In the end, kindness, and love are all that matters.
We have been given a very powerful job to do.

The Literary Prostitute said...

Hopefully, you made a difference in young John's life. So often, boys who are abused as children grow up to be abusers themselves. Teachers like you can change the tides, so I'm glad he was in your class.

Carina said...

I don't remember the event, of course, but now that I have my own little two year old with brown ponytails I can imagine how a Mommy's heart would break.

Shari said...

How frustrating it must be for you, seeing the injustice taking place. That father is raising his sons to be abusers. It's very upsetting, a good story for "Foul".

paisley said...

most things in this life are related in some way to cause and effect... it was eyeopening i am sure to see what the cause was behind the brothers behavior's... more often than not,, there is someone or some thing chasing those students... its just finding out what it is that is the tough part....

Anonymous said...

"Bad" boys and girls usually have a role model. Great that you observed Johns and could understand him more than any other previous teacher had. Glad you didn't approach the maniac.

Anonymous said...

I didn't mean to be anonymous. Hit the wrong button.

Linda Jacobs said...

As a teacher this pulled me right in and made me think of similar experiences.

As an English teacher I love your style of writing!

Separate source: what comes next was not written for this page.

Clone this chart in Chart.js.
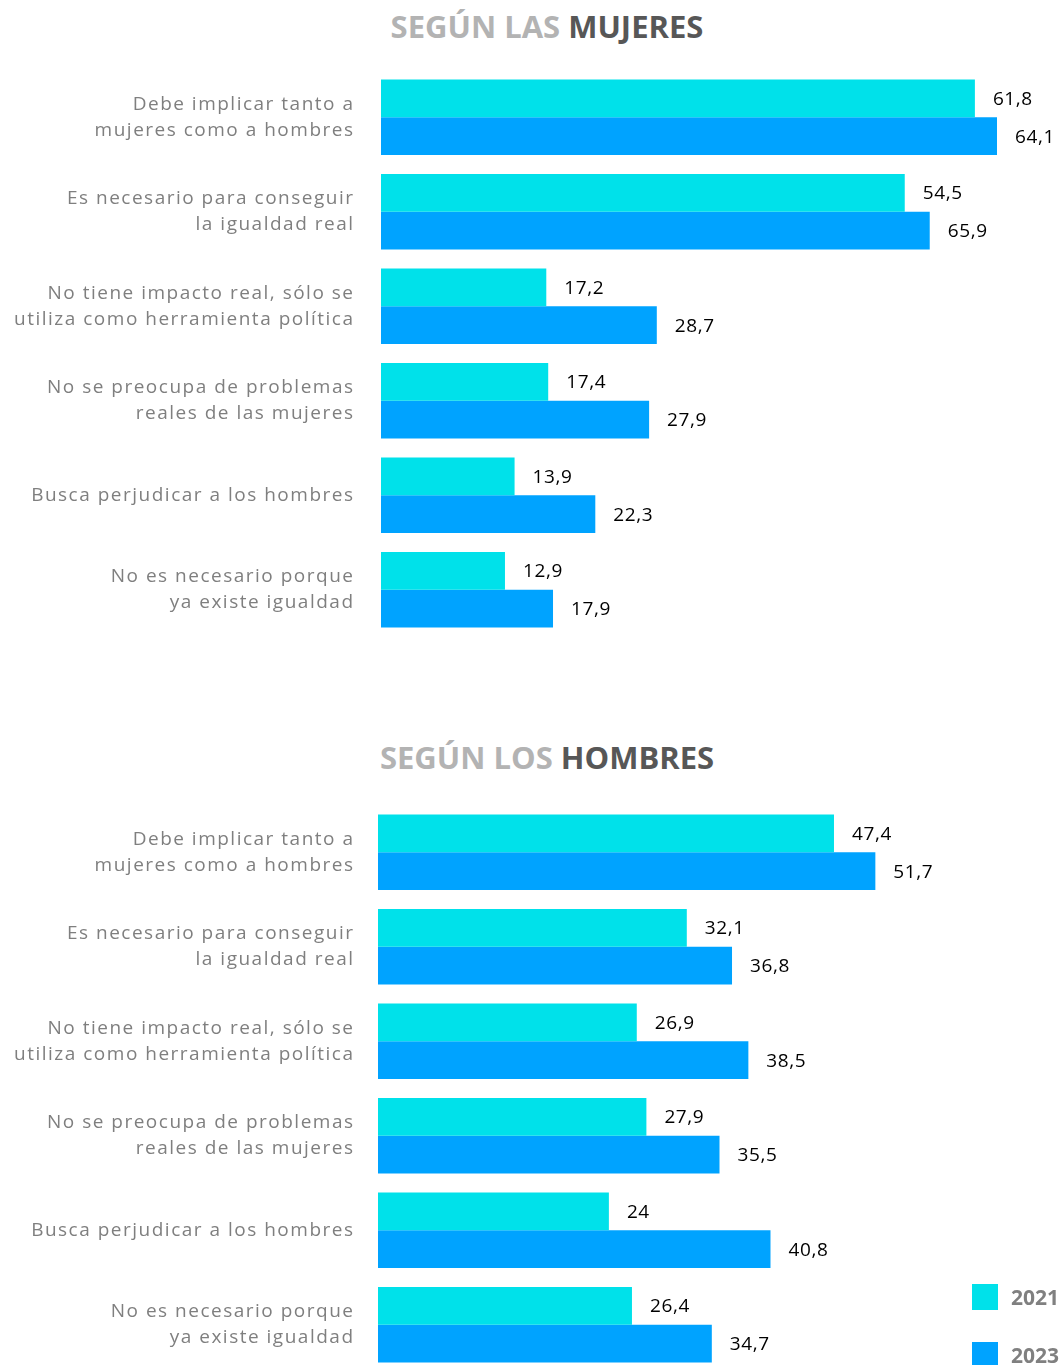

The descriptions are simple and beautiful. The details are vivid.

A lovely heart-warming story!

Forgetfulone said...

I am faced with situations such as that in my teaching as well. It's not easy, and sometimes we want to fix things, but we can't. It's just so sad that society can let it continue.

Linda May said...

Thanks for posting this, I could write heaps on this subject. My son was one of those boys at school but it came from bullying in the playground I believe, which was something that the teaching staff chose to turn a blind eye to. I still think he was naughty in class because he wasn't getting on in the playground but in the class room he had a captive audience to try to i9mpress with his antics.As the school years went by he kept slipping further behind but when he started school he was top of the class for the first 4 years or so. I so wish I knew what I do now, and could go back and fix it but know I can't. Later he suffered depression and anxiety for many years and is still well behind where he should have been if things were different back then.Since we moved to a new town 2 years ago he has continued to move forwards and get stronger. He is 28 now .....but those wasted years tear my heart out.
Sorry about my rant but I am just trying to put a different spin on the view that parents are always at fault.